Why Hager Group has expanded its production in Blieskastel
04 June 2024
Investments - Hager Group has significantly expanded its production of distribution cabinets in Blieskastel. The reason: the fuse boxes have long since evolved into technology centers which are needed everywhere.
In the end, when all the switching elements are screwed in and all cables are laid, Sandra Bayer always asks ‘smart Klaus’. “If I made a mistake, Klaus shows me where,” says the assembly employee. Klaus is a computer that looks like an illuminated workbench.
On it, Bayer places the fully assembled baseplate of a distribution cabinet. The computer scans the part with his camera - and quickly gives the green light: Everything is in its place!
High-tech for testing: Antonia Sitner presents a fully assembled part to "Smart Klaus" – a computer that scans it with a camera.
The company has invested around 40 million euros.
This "smart Klaus" is brand new, just like much else at the Hager electrical technology specialist's plant in Blieskastel. The family-owned company has invested around 40 million euros in its Saarland headquarters. 28 new machines have been acquired. Why such a big investment at this location?
To answer these questions, Stefan Frevel, sales manager for Hager Germany, explains: “Hager is a pioneer in the energy transition in the building sector”.
Stefan Frevel, Hager Group Country Sales Senior Director Germany
"Our vision is that we help shape the electrical world of tomorrow." Shaping the world electrically – that's what Hager has been doing since it was founded in 1955. The success formula of the family business is simple: every modern building needs electricity - and it cannot be safely controlled without distribution cabinets, circuit breakers, and other technology. Today, Hager Group is active in over 100 countries and has plants in ten countries, including Germany, France, Poland, Spain, and Italy. However, 40 percent of the company's sales are made in Germany.
Here in Saarland as well as at the plant in Obernai, France, Hager produces its best known product: the distribution cabinet. It comes in various sizes and shapes, whether made of metal (for the German market) or plastic (the preferred variant in France). To understand why Hager specifically expanded the production of these products, one must take a closer look at this large piece of technology – which here is obligatory for all buildings.

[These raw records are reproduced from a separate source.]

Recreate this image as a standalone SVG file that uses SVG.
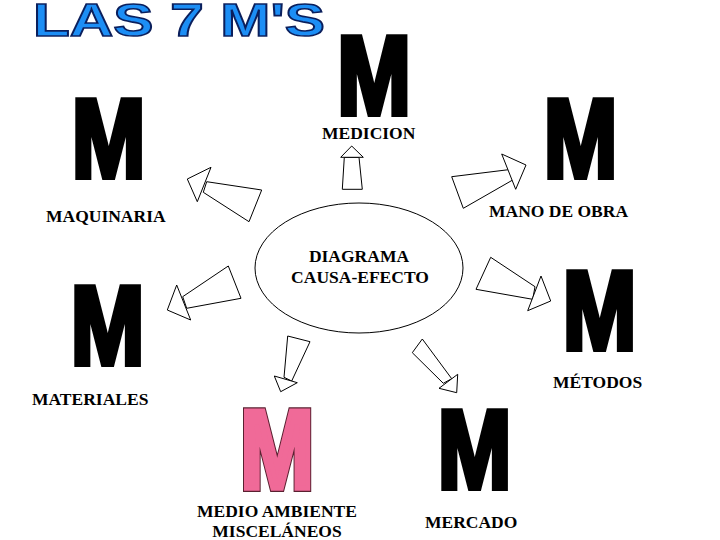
<svg xmlns="http://www.w3.org/2000/svg" width="720" height="540" viewBox="0 0 720 540">
<style>
.bigm{font-family:"Liberation Sans",Arial,sans-serif;font-weight:bold;font-size:112px;fill:#000;stroke:#000;stroke-width:6;stroke-linejoin:miter;text-anchor:middle}
.pinko{fill:#5a2030;stroke:#5a2030;stroke-width:8}
.pink{fill:#f06a98;stroke:#f06a98;stroke-width:5.5}
.lbl{font-family:"Liberation Serif","Times New Roman",serif;font-weight:bold;font-size:17.5px;fill:#000}
.ctr{text-anchor:middle}
.arr{fill:#fff;stroke:#000;stroke-width:1}
.title{font-family:"Liberation Sans",Arial,sans-serif;font-weight:bold;font-size:47px;fill:#1c8ef5;stroke:#0b1f5c;stroke-width:1.6}
</style>
<rect width="720" height="540" fill="#fff"/>
<text class="title" x="33" y="36" textLength="292" lengthAdjust="spacingAndGlyphs">LAS 7 M'S</text>

<g id="center">
<ellipse cx="359" cy="268" rx="104" ry="65" fill="none" stroke="#000" stroke-width="1"/>
<text class="lbl ctr" x="359" y="262">DIAGRAMA</text>
<text class="lbl ctr" x="360" y="283">CAUSA-EFECTO</text>
</g>

<g id="maquinaria">
<text class="bigm" transform="translate(108.5,177) scale(0.79,1)">M</text>
<text class="lbl" x="46" y="222">MAQUINARIA</text>
</g>
<g id="medicion">
<text class="bigm" transform="translate(374,114) scale(0.79,1)">M</text>
<text class="lbl" x="322" y="139">MEDICION</text>
</g>
<g id="manodeobra">
<text class="bigm" transform="translate(580.5,177) scale(0.79,1)">M</text>
<text class="lbl" x="489" y="217">MANO DE OBRA</text>
</g>
<g id="materiales">
<text class="bigm" transform="translate(107.5,364) scale(0.79,1)">M</text>
<text class="lbl" x="32" y="405">MATERIALES</text>
</g>
<g id="metodos">
<text class="bigm" transform="translate(599.5,349) scale(0.79,1)">M</text>
<text class="lbl" x="553" y="388">MÉTODOS</text>
</g>
<g id="medioambiente">
<text class="bigm pinko" transform="translate(277,488) scale(0.79,1)">M</text>
<text class="bigm pink" transform="translate(277,488) scale(0.79,1)">M</text>
<text class="lbl ctr" x="277" y="517">MEDIO AMBIENTE</text>
<text class="lbl ctr" x="277" y="537">MISCELÁNEOS</text>
</g>
<g id="mercado">
<text class="bigm" transform="translate(474.5,488) scale(0.79,1)">M</text>
<text class="lbl" x="425" y="528">MERCADO</text>
</g>

<g id="connectors">
<polygon class="arr" points="206.7,181.7 261.7,190 249,221.7 203.3,192.3"/>
<polygon class="arr" points="187.3,179 211,167.3 197.3,201.7"/>
<polygon class="arr" points="344.3,157.3 359,157.3 362.3,189.3 342.3,189.3"/>
<polygon class="arr" points="340.7,157.3 351.7,146 363.3,157.3"/>
<polygon class="arr" points="451.7,176.7 511.7,169.3 512.7,180 463.3,208.3"/>
<polygon class="arr" points="501.7,154 526,165 515.7,189.3"/>
<polygon class="arr" points="182.7,296.7 228.3,266 241,298.3 186.7,308.3"/>
<polygon class="arr" points="176.7,285 167.3,310 190.7,320"/>
<polygon class="arr" points="490.7,257.3 535,286.7 532.7,299.3 476,289.3"/>
<polygon class="arr" points="541,276 550.7,301 527.7,310.7"/>
<polygon class="arr" points="287.7,336 310,341.7 291.7,381 284,377.3"/>
<polygon class="arr" points="274.3,376 297.3,382.7 280.7,391.7"/>
<polygon class="arr" points="412.3,352.7 422.3,339 451.7,378.7 443.3,383.3"/>
<polygon class="arr" points="439,388.3 457.7,374.3 456.7,392.7"/>
</g>
</svg>
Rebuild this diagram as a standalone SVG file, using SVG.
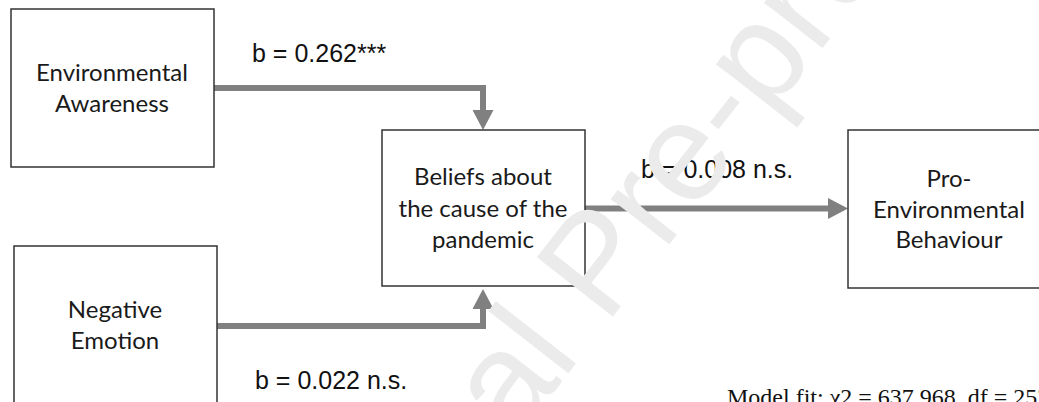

"In the past, distributors only needed to count electricity and protect lines," Frevel explains. About 40 years ago, the residual-current circuit breaker was added: it can prevent an electric shock, for example, if a child sticks their hand into a toaster. "But today, distributors have to do much more." The energy transition means an increasing number of buildings now generate their own electricity with solar panels. New major consumers such as wall boxes or heat pumps have been added, as well as fiber optic connections and smart home applications. All these cables (and their software) now come together in the distributor: "The meter cabinet of the past has become a technology center," says Frevel. And this electrical heart of the energy transition will beat in the future not only as standard in new buildings. Existing properties and businesses are also upgrading their buildings piece by piece.
The new machines have not displaced manual labour
The workshops in Blieskastel reflect Hager’s response to this increased demand. Where there used to be wide corridors between the production lines, the 25,000 square meters are today "remarkably tightly packed," as plant manager Ingo Strassburger puts it.
The cover of a distribution panel: "We have an extremely high production depth," explains plant manager Ingo Strassburger.
The new systems – mostly injection molding machines – have been set up not only during ongoing operations but also on the existing space. Human and machine must therefore work closely together. They have decades of experience in this here – as seen in an older machine that takes up almost a quarter of the workshop: At the front, an employee lays sheet metal from a steel coil, and at the back, a finished cabinet housing comes out. In between, the machine cuts, welds, and bends the metal into shape – a "miracle of engineering," says Strassburger.
"We produce around 350,000 cabinets a year, the record is 10,000 per week." Nevertheless, there are still many purely manual workplaces, as the plant manager emphasizes. The interiors of the distributors, for instance, with their cables and switches, are still produced by hand.
All plastic parts for this are manufactured by Hager itself and then assembled by employees like Sandra Bayer. The 43-year-old enjoys her job – also because the products she makes are so useful.
“If I have to explain what I do at Hager, I say: energy distribution cabinets. If your fuses ever blow, you can think of me!”
Switching elements and cables: Sandra Bayer assembles the interior of a distribution cabinet.
Conveyor belt to the painting area: The metal housings are coated with a special white powder coating.